-- Description of the task --
Return the material exactly as supplied, apart from the pictures, which are omitted.
|---|
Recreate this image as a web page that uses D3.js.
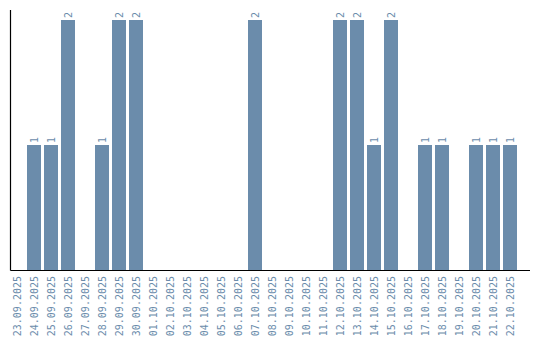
<!DOCTYPE html>
<html>
<head>
<script src="https://d3js.org/d3.v7.min.js"></script>
<style>
  body { margin: 0; background: #fff; }
</style>
</head>
<body>
<svg></svg>
<script>
var dates = ["23.09.2025","24.09.2025","25.09.2025","26.09.2025","27.09.2025","28.09.2025","29.09.2025","30.09.2025",
             "01.10.2025","02.10.2025","03.10.2025","04.10.2025","05.10.2025","06.10.2025","07.10.2025","08.10.2025",
             "09.10.2025","10.10.2025","11.10.2025","12.10.2025","13.10.2025","14.10.2025","15.10.2025","16.10.2025",
             "17.10.2025","18.10.2025","19.10.2025","20.10.2025","21.10.2025","22.10.2025"];
var counts = [0,1,1,2,0,1,2,2, 0,0,0,0,0,0,2,0, 0,0,0,2,2,1,2,0, 1,1,0,1,1,1];

var width = 540, height = 340,
    axisLeft = 10.5, axisRight = 530, axisTop = 10, axisBottom = 270,
    color = "#6b8cab";

var svg = d3.select("svg").attr("width", width).attr("height", height);

var x = d3.scaleBand().domain(dates).range([8.5, 518.5]).paddingInner(3/17).paddingOuter(1.5/17);
var y = d3.scaleLinear().domain([0, 2]).range([axisBottom, axisTop + 10]);

svg.append("g")
   .selectAll("rect")
   .data(counts)
   .join("rect")
   .attr("x", function(d, i) { return x(dates[i]); })
   .attr("y", function(d) { return y(d); })
   .attr("width", x.bandwidth())
   .attr("height", function(d) { return y(0) - y(d); })
   .attr("fill", color);

// value labels above the bars
counts.forEach(function(d, i) {
  if (d <= 0) return;
  svg.append("text")
     .attr("transform", "translate(" + (x(dates[i]) + x.bandwidth()/2 + 3.5) + "," + (y(d) - 2) + ")rotate(-90)")
     .attr("font-family", "DejaVu Sans Mono")
     .attr("font-size", "10px")
     .attr("fill", color)
     .text(d);
});

// x axis
var xAxis = svg.append("g")
   .attr("transform", "translate(0," + axisBottom + ")")
   .call(d3.axisBottom(x).tickSize(0).tickSizeOuter(0));
xAxis.select(".domain").remove();
xAxis.selectAll("text")
   .attr("font-family", "DejaVu Sans Mono")
   .attr("font-size", "10px")
   .attr("fill", color)
   .attr("text-anchor", "end")
   .attr("dx", "-6")
   .attr("dy", "0")
   .attr("x", 0)
   .attr("y", 3.5)
   .attr("transform", "rotate(-90)");

// axis lines
svg.append("line")
   .attr("x1", axisLeft).attr("x2", axisRight)
   .attr("y1", axisBottom + 0.5).attr("y2", axisBottom + 0.5)
   .attr("stroke", "#000").attr("stroke-width", 1.2);
svg.append("line")
   .attr("x1", axisLeft).attr("x2", axisLeft)
   .attr("y1", axisTop).attr("y2", axisBottom + 0.5)
   .attr("stroke", "#000").attr("stroke-width", 1.2);
</script>
</body>
</html>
|---|
-- Correct answer --
Recreate this image as a web page that uses D3.js.
<!DOCTYPE html>
<html>
<head>
<script src="https://d3js.org/d3.v7.min.js"></script>
<style>
  body { margin: 0; background: #fff; }
</style>
</head>
<body>
<svg></svg>
<script>
var dates = ["23.09.2025","24.09.2025","25.09.2025","26.09.2025","27.09.2025","28.09.2025","29.09.2025","30.09.2025",
             "01.10.2025","02.10.2025","03.10.2025","04.10.2025","05.10.2025","06.10.2025","07.10.2025","08.10.2025",
             "09.10.2025","10.10.2025","11.10.2025","12.10.2025","13.10.2025","14.10.2025","15.10.2025","16.10.2025",
             "17.10.2025","18.10.2025","19.10.2025","20.10.2025","21.10.2025","22.10.2025"];
var counts = [0,1,1,2,0,1,2,2, 0,0,0,0,0,0,2,0, 0,0,0,2,2,1,2,0, 1,1,0,1,1,1];

var width = 540, height = 340,
    axisLeft = 10.5, axisRight = 530, axisTop = 10, axisBottom = 270,
    color = "#6b8cab";

var svg = d3.select("svg").attr("width", width).attr("height", height);

var x = d3.scaleBand().domain(dates).range([8.5, 518.5]).paddingInner(3/17).paddingOuter(1.5/17);
var y = d3.scaleLinear().domain([0, 2]).range([axisBottom, axisTop + 10]);

svg.append("g")
   .selectAll("rect")
   .data(counts)
   .join("rect")
   .attr("x", function(d, i) { return x(dates[i]); })
   .attr("y", function(d) { return y(d); })
   .attr("width", x.bandwidth())
   .attr("height", function(d) { return y(0) - y(d); })
   .attr("fill", color);

// value labels above the bars
counts.forEach(function(d, i) {
  if (d <= 0) return;
  svg.append("text")
     .attr("transform", "translate(" + (x(dates[i]) + x.bandwidth()/2 + 3.5) + "," + (y(d) - 2) + ")rotate(-90)")
     .attr("font-family", "DejaVu Sans Mono")
     .attr("font-size", "10px")
     .attr("fill", color)
     .text(d);
});

// x axis
var xAxis = svg.append("g")
   .attr("transform", "translate(0," + axisBottom + ")")
   .call(d3.axisBottom(x).tickSize(0).tickSizeOuter(0));
xAxis.select(".domain").remove();
xAxis.selectAll("text")
   .attr("font-family", "DejaVu Sans Mono")
   .attr("font-size", "10px")
   .attr("fill", color)
   .attr("text-anchor", "end")
   .attr("dx", "-6")
   .attr("dy", "0")
   .attr("x", 0)
   .attr("y", 3.5)
   .attr("transform", "rotate(-90)");

// axis lines
svg.append("line")
   .attr("x1", axisLeft).attr("x2", axisRight)
   .attr("y1", axisBottom + 0.5).attr("y2", axisBottom + 0.5)
   .attr("stroke", "#000").attr("stroke-width", 1.2);
svg.append("line")
   .attr("x1", axisLeft).attr("x2", axisLeft)
   .attr("y1", axisTop).attr("y2", axisBottom + 0.5)
   .attr("stroke", "#000").attr("stroke-width", 1.2);
</script>
</body>
</html>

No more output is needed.